Connection isn't just about having people around. It's about letting them in, letting them help, letting them see you when things aren't perfectly handled. And that's terrifying when you've learned that depending on people means getting hurt.
Where does it come from?
For most of us, hyper-independence isn't a personality trait, it's a survival strategy. Maybe the people who were supposed to show up didn't. Maybe you learned early that asking for help meant being a burden. Maybe vulnerability got weaponised, so you decided never to be vulnerable again.
It's not weakness. It's protection. But protection from what? From disappointment, yes. From abandonment, maybe? But also from intimacy, from being truly known, from the kind of relationships that only exist when both people are willing to need each other sometimes.
What we're actually losing
When you refuse all help, you're not just refusing tasks off your plate. You're refusing someone's care, their desire to show up for you the way you show up for them. You're making every relationship one-directional.
Anthropologist Margaret Mead said the first sign of civilisation wasn't tools or pottery, it was a healed femur bone. Because a healed bone means someone was cared for long enough to recover. Humanity didn't advance through solo survival. We advanced through interdependence, through people showing up for each other.
We evolved to need each other.

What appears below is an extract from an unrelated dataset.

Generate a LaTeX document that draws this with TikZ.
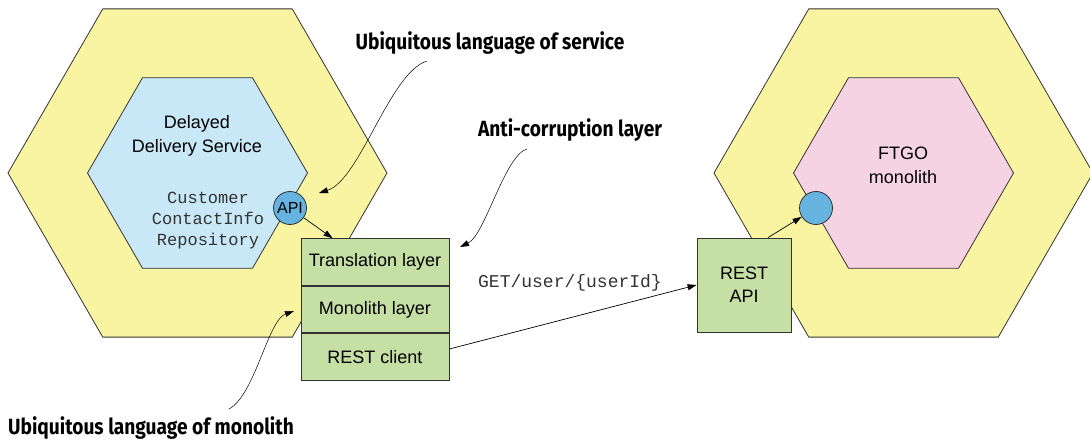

So why are we trying so hard to prove we don't?
The shift
Asking for help doesn't mean you couldn't do it yourself. You probably could. But strength isn't "I can do it alone." Strength is "I don't have to."
The most magnetic, fulfilled version of you doesn't operate like an island. She builds circles. She leans. She receives as generously as she gives. She knows that letting people in isn't weakness, it's how connection actually works.
So where are you right now? Still white-knuckling through everything solo, or learning to let people show up? What would it feel like to stop proving you don't need anyone and start building the kind of connections where needing each other is the whole point?